A human content moderator, facing a deluge of ambiguous posts, learns through experience where the lines are drawn. Their work is a constant negotiation of nuance, often with no single 'correct' answer. Now, a wave of new research in Reinforcement Learning (RL) suggests algorithms are being trained to navigate similarly complex, 'partially verifiable' tasks, and to do so with unprecedented speed.

On May 28, 2026, the arXiv server released a flurry of papers detailing significant advances in RL algorithms. This isn't merely academic progress; these developments directly influence how automated systems will learn, adapt, and make decisions that increasingly affect human work and lives. The drive is towards more robust, efficient, and supposedly 'safer' AI, but we must ask: safe for whom, and according to whose definition? arXiv CS.LG

The Nuance of 'Soft Rewards'

One of the most telling new frameworks is Soft-SVeRL, or Self-Verified Reinforcement Learning with Soft Rewards. This approach addresses tasks where 'correctness can be checked automatically,' such as in mathematics or code. However, it explicitly acknowledges that 'many important tasks are only partially verifiable: prompts contain multiple requirements, responses may satisfy some but not all of them, or no single reference answer might exist' arXiv CS.LG. This echoes the everyday reality of workers in fields like content moderation, customer service, or even creative industries, where judgment is subjective and outcomes are rarely binary.

Companies often leverage algorithms to automate these roles, promising efficiency. But when algorithms are designed to operate with 'soft rewards' in ambiguous scenarios, who defines what constitutes an acceptable 'partial' fulfillment of requirements? Who weighs the human impact when an algorithm, without a 'single reference answer,' makes a decision that affects someone's livelihood or speech? This shifts the burden of nuanced judgment from a human to an opaque system, without necessarily guaranteeing a just outcome.

Accelerating Deployment, Questioning Safety

Further research presented this week focuses on making RL systems faster and more adaptable. A paper on 'Accelerating Reinforcement Learning Training Using Simulation Surrogate Models' outlines methods to reduce the computational cost of training these complex systems arXiv CS.LG. Faster training means quicker deployment. It means more iterations, more experiments, and potentially, systems pushed into real-world applications before their full implications are understood.

Another significant development is 'Safe In-Context Reinforcement Learning' (ICRL), which aims for an agent to 'adapt to out-of-distribution test tasks without any parameter updates' and ensure 'safety during this adaptation process' arXiv CS.LG. While the term 'safe' sounds reassuring, it leaves a critical question unanswered: who defines these safety parameters? Is safety measured by system stability, or by the protection of human rights and agency? Without clear, human-centric definitions, 'safety' can easily become a corporate metric that prioritizes uptime over human well-being.

Industry Impact: The Illusion of Autonomous Perfection

The broader industry impact of these advances is clear: a deeper entrenchment of autonomous decision-making in areas traditionally requiring human judgment.
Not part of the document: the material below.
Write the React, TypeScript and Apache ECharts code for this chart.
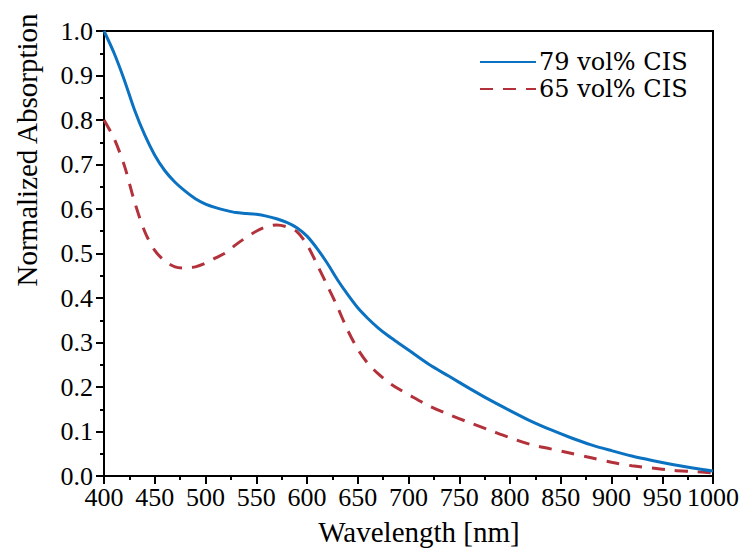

Companies will see the potential for further cost reductions and scalability. The allure of self-optimizing, 'self-verified' systems is strong for executives eager to streamline operations. However, this pursuit of automated perfection often overlooks the fundamental human desire for fairness, accountability, and the right to appeal.

We are being told these systems are becoming more robust, more efficient, and even 'memory-assisted' arXiv CS.LG. But whose memories are being stored? Whose experiences are reflected in the 'past experiences' that inform policy optimization? When AI begins to reflect 'like humans,' we must demand to know which humans, and for what purpose. The complexity of these systems should not be a shield for a lack of transparency or accountability.

What Comes Next?

As these sophisticated RL algorithms move from research papers to real-world applications, the responsibility to scrutinize their deployment grows. We must push for greater transparency in how 'soft rewards' are defined and how 'safety' is measured. We need to demand that the workers whose labor trains these systems, and whose jobs they threaten, have a voice in their design and oversight.

The ability to choose, to question, to say no — this is what separates a person from a product. If algorithms are increasingly making decisions in 'partially verifiable' domains, the human systems they replace must not simply vanish. We need collective action to ensure that technological 'advances' do not become tools of extraction, but truly serve human flourishing.